My first real introduction to the female reproductive herb, shatavari, known as the “Women with a Hundred Husbands,” was in the back waters of Kerala—in the south of India—during the late 80s.
I was visiting one of the last remaining Nampoothiri tribes still living in their traditional pre-colonial ways.
The Ayurvedic clinic in the village was famous throughout the region, and all of the writings, herbal formulas, and knowledge were inscribed on palm leaves.
Their village was impossible to get to without a boat and many miles from any civilization. We were told we rented the only motorboat in the region. Without it, the journey would have taken days to row.
In the Nampoothiri village, a handful of elders still lived in tiny wooden huts. The elders had become severely kyphotic (hunched over) from going in and out of such small huts. The elder women of the tribe were still dressed in traditional pre-colonial garb, which was topless. This was a shocking scene in India—a culture that greatly values modesty.
The Nampoothiri were unwilling to conform to British rule, finding safe haven in the mostly inaccessible back waters of Kerala. What a rare and special treat it was to visit this Ayurvedic village!
When the Ayurvedic vaidyas and nurses found out that my wife was pregnant, they enthusiastically made sure I had enough shatavari (Asparagus racemosus) to bring back to her. They gave it to me in powder form, the root, and pressed pills. They even gave me a wine made from shatavari root and kept forcing me to drink more!
They were emphatic that shatavari was the one herb that would carry a women throughout their entire reproductive life. They suggested I give it to my daughters at the onset of puberty to help them start menstruating without any problems.
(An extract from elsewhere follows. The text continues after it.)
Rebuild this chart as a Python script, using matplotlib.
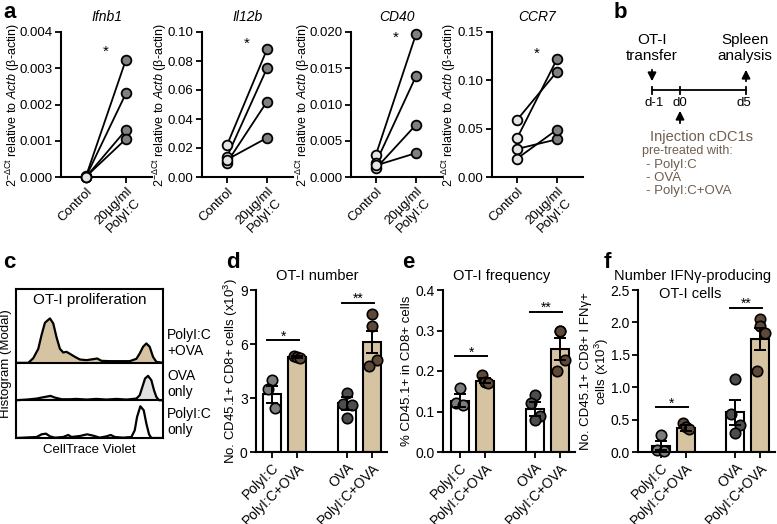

They suggested the use of it before, during, and after pregnancies, as well as before, during, and after menopause. It was suggested to be used at the first sign of any menses-related concerns.
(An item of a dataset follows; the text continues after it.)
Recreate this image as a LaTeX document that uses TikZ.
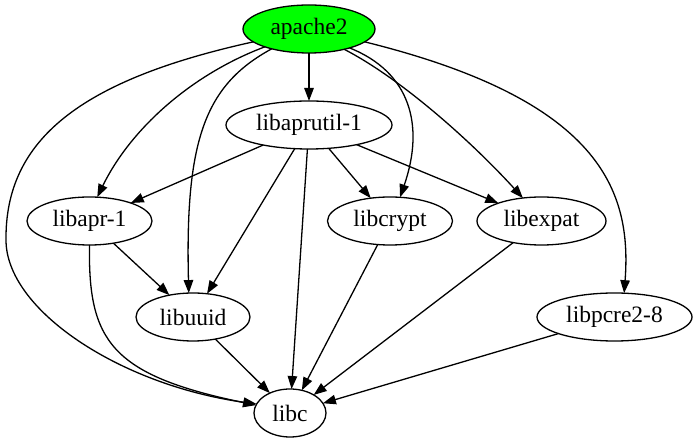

Note: While this was the traditional use for shatavari, I always suggest that women stop taking all herbs once they become pregnant. It is always best to let the pregnancy itself restore health and well-being first, before administering additional supplements—prenatal vitamins excluded.
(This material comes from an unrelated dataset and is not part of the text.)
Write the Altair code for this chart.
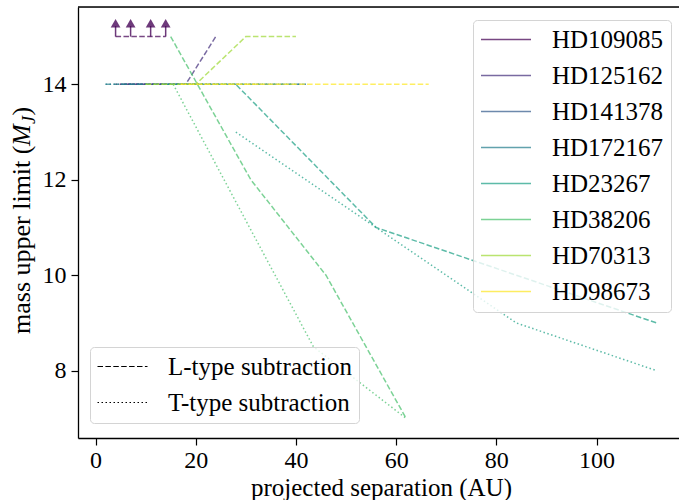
import altair as alt
import pandas as pd

# Stars and their viridis colours
stars = ["HD109085", "HD125162", "HD141378", "HD172167",
         "HD23267", "HD38206", "HD70313", "HD98673"]
star_colors = ["#440154", "#46327e", "#365c8d", "#277f8e",
               "#1fa187", "#4ac16d", "#a0da39", "#fde725"]
kinds = ["L-type subtraction", "T-type subtraction"]

# Mass upper limits (M_J) versus projected separation (AU)
hd109085_l_sep = [4, 7, 11, 14]
hd109085_l_mass = [15, 15, 15, 15]          # lower limits, drawn with arrows
hd109085_t_sep = [4, 7, 11, 14]
hd109085_t_mass = [14, 14, 14, 14]

hd125162_l_sep = [6, 12, 18, 24]
hd125162_l_mass = [14, 14, 14, 15]
hd125162_t_sep = [6, 12, 18, 24]
hd125162_t_mass = [14, 14, 14, 14]

hd141378_l_sep = [5, 10, 15, 20]
hd141378_l_mass = [14, 14, 14, 14]
hd141378_t_sep = [5, 10, 15, 20]
hd141378_t_mass = [14, 14, 14, 14]

hd172167_l_sep = [2, 14, 28, 42]
hd172167_l_mass = [14, 14, 14, 14]
hd172167_t_sep = [2, 14, 28, 42]
hd172167_t_mass = [14, 14, 14, 14]

hd23267_l_sep = [14, 28, 56, 84, 112]
hd23267_l_mass = [14, 14, 11, 10, 9]
hd23267_t_sep = [28, 56, 84, 112]
hd23267_t_mass = [13, 11, 9, 8]

hd38206_l_sep = [15, 31, 46, 62]
hd38206_l_mass = [15, 12, 10, 7]
hd38206_t_sep = [15.5, 31, 43.5, 62]
hd38206_t_mass = [14, 10.95, 8.5, 7]

hd70313_l_sep = [10, 20, 30, 40]
hd70313_l_mass = [14, 14, 15, 15]
hd70313_t_sep = [10, 20, 30, 40]
hd70313_t_mass = [14, 14, 14, 14]

hd98673_l_sep = [17, 33, 50, 66.5]
hd98673_l_mass = [14, 14, 14, 14]
hd98673_t_sep = [17, 33]
hd98673_t_mass = [14, 14]

curves = [
    ("HD109085", kinds[0], hd109085_l_sep, hd109085_l_mass),
    ("HD109085", kinds[1], hd109085_t_sep, hd109085_t_mass),
    ("HD125162", kinds[0], hd125162_l_sep, hd125162_l_mass),
    ("HD125162", kinds[1], hd125162_t_sep, hd125162_t_mass),
    ("HD141378", kinds[0], hd141378_l_sep, hd141378_l_mass),
    ("HD141378", kinds[1], hd141378_t_sep, hd141378_t_mass),
    ("HD172167", kinds[0], hd172167_l_sep, hd172167_l_mass),
    ("HD172167", kinds[1], hd172167_t_sep, hd172167_t_mass),
    ("HD23267", kinds[0], hd23267_l_sep, hd23267_l_mass),
    ("HD23267", kinds[1], hd23267_t_sep, hd23267_t_mass),
    ("HD38206", kinds[0], hd38206_l_sep, hd38206_l_mass),
    ("HD38206", kinds[1], hd38206_t_sep, hd38206_t_mass),
    ("HD70313", kinds[0], hd70313_l_sep, hd70313_l_mass),
    ("HD70313", kinds[1], hd70313_t_sep, hd70313_t_mass),
    ("HD98673", kinds[0], hd98673_l_sep, hd98673_l_mass),
    ("HD98673", kinds[1], hd98673_t_sep, hd98673_t_mass),
]

rows = []
for star, kind, seps, masses in curves:
    for s, m in zip(seps, masses):
        rows.append({"star": star, "kind": kind, "curve": star + kind,
                     "sep": s, "mass": m})
df = pd.DataFrame(rows)

limits = pd.DataFrame({"star": "HD109085", "sep": hd109085_l_sep,
                       "mass": hd109085_l_mass})

FONT = "Liberation Serif"
ALPHA = 0.72
W, H = 601, 431
X_DOMAIN = [-3.5, -3.5 + W / 5.01]
Y_DOMAIN = [6.59, 15.62]

x_scale = alt.Scale(domain=X_DOMAIN, nice=False, zero=False)
y_scale = alt.Scale(domain=Y_DOMAIN, nice=False, zero=False)

x_axis = alt.Axis(values=[0, 20, 40, 60, 80, 100], grid=False,
                  tickSize=7, tickWidth=1.2, tickColor="black",
                  domainColor="black", domainWidth=1.3,
                  labelFont=FONT, labelFontSize=24, labelColor="black",
                  labelPadding=3, labelFlush=False,
                  title="projected separation (AU)", titleFont=FONT,
                  titleFontSize=25, titleFontWeight="normal",
                  titleColor="black", titleX=303, titleY=57,
                  titleAlign="center", titleBaseline="alphabetic")
y_axis = alt.Axis(values=[8, 10, 12, 14], grid=False,
                  tickSize=7, tickWidth=1.2, tickColor="black",
                  domainColor="black", domainWidth=1.3,
                  labelFont=FONT, labelFontSize=24, labelColor="black",
                  labelPadding=5, title=None)

legend_box = dict(
    title=None, orient="none", symbolType="stroke", symbolSize=2500,
    labelFont=FONT, labelFontSize=25, labelColor="black", labelOffset=20,
    labelLimit=400, clipHeight=25, rowPadding=10, padding=7,
    strokeColor="#d4d4d4", fillColor="rgba(255,255,255,0.8)",
    cornerRadius=4)
star_legend = alt.Legend(legendX=395, legendY=13, symbolStrokeWidth=1.5,
                         symbolOpacity=ALPHA, **legend_box)
kind_legend = alt.Legend(legendX=12, legendY=340, symbolStrokeWidth=1.0,
                         symbolStrokeColor="black", symbolOpacity=1,
                         **legend_box)

lines = alt.Chart(df).mark_line(strokeWidth=1.5, opacity=ALPHA).encode(
    x=alt.X("sep:Q", scale=x_scale, axis=x_axis),
    y=alt.Y("mass:Q", scale=y_scale, axis=y_axis),
    color=alt.Color("star:N", scale=alt.Scale(domain=stars, range=star_colors),
                    legend=star_legend),
    strokeDash=alt.StrokeDash("kind:N",
                              scale=alt.Scale(domain=kinds,
                                              range=[[5.5, 2.4], [1.5, 2.5]]),
                              legend=kind_legend),
    detail="curve:N",
)

# Lower-limit arrows for HD109085
arrow_base = alt.Chart(limits).transform_calculate(
    tip="datum.mass + 0.22", head="datum.mass + 0.28")
stems = arrow_base.mark_rule(strokeWidth=1.5, color=star_colors[0],
                             opacity=0.78).encode(
    x=alt.X("sep:Q", scale=x_scale),
    y=alt.Y("mass:Q", scale=y_scale),
    y2="tip:Q")
heads = arrow_base.mark_point(shape="triangle-up", filled=True, size=95,
                              color=star_colors[0], opacity=0.78).encode(
    x=alt.X("sep:Q", scale=x_scale),
    y=alt.Y("head:Q", scale=y_scale))

# Top spine
one_row = limits.head(1)
top = alt.Chart(one_row).mark_rule(color="black", strokeWidth=1.3).encode(
    x=alt.value(0), x2=alt.value(W), y=alt.value(0))

# y-axis title with an italic M and subscript J, set bottom-to-top
TX = -48
title_specs = [("mass upper limit (", "normal", 26, 0, 188),
               ("M", "italic", 26, 0, 22),
               ("J", "italic", 18, 5, 8.5),
               (")", "normal", 26, 0, 9)]
title_marks = []
ypos = 327
for txt, style, size, shift, adv in title_specs:
    title_marks.append(
        alt.Chart(one_row).mark_text(
            text=txt, font=FONT, fontSize=size, fontStyle=style,
            angle=270, align="left", baseline="alphabetic", color="black"
        ).encode(x=alt.value(TX + shift), y=alt.value(ypos))
    )
    ypos -= adv

chart = alt.layer(lines, stems, heads, top, *title_marks).properties(
    width=W, height=H,
    autosize=alt.AutoSizeParams(type="none"),
    padding={"left": 78, "top": 7, "right": 0, "bottom": 62},
).configure_view(stroke=None).configure(background="white")

chart.save("out.html", embed_options={"renderer": "svg", "actions": False})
Shatavari translates to “100 Spouses,” denoting its ability to increase fertility and vitality. It is considered both a general tonic and a female reproductive tonic In Ayurveda. This amazing herb is known as the “Queen of Herbs,” because it promotes love and devotion.
Shatavari is also considered a rasayana or longevity tonic against aging. As a rasayana, it was traditionally used to lessen the effects of aging, increase longevity, impart immunity, boost mental function, add vigor and vitality to the body, support reproductive strength, and it is also used to support nervous system, digestive, liver, and respiratory concerns. (3)
Studies on shatavari show it boosts sex drive in both men and women, while also combating vaginal dryness and balancing menstrual concerns. (2)
In one study, shatavari was shown to enhance physical stamina and endurance, as well as increase the weight of fatigued adrenal glands after exercise stress, suggesting its adaptogenic support for adrenal health. Taking the stress off of the adrenals allows shatavari to effectively play its role as a reproductive tonic. (3)
Depleted adrenals will classically usurp the reproductive hormone, progesterone, to help the adrenals manufacture more stress hormones. Progesterone is a direct precursor to cortisol, which is commonly depleted as a result of long-term stress. Shatavari also precursors the replenishment and production of progesterone.
This herb balances the production of adrenal cortisol, making it a natural adaptogen. (4) Shatavari contains steroid saponins such as sarsaponin, protodioscin, and diosgenin, which are the most likely estrogenic components extracted from asparagus roots. These compounds in particular, diosgenin also act as a precursor of progesterone and increase secretion of this hormone.
In one study, shatavari as a reproductive tonic boosted the production of Gonadotropin-releasing hormone (GnRH), follicle-stimulating hormone (FSH), luteinizing hormone (LH), estrogen, and progesterone hormones. (4)
Shatavari has been over-simplified to be only estrogenic, but clearly, it acts as Ayurveda predicted—as a powerful reproductive tonic.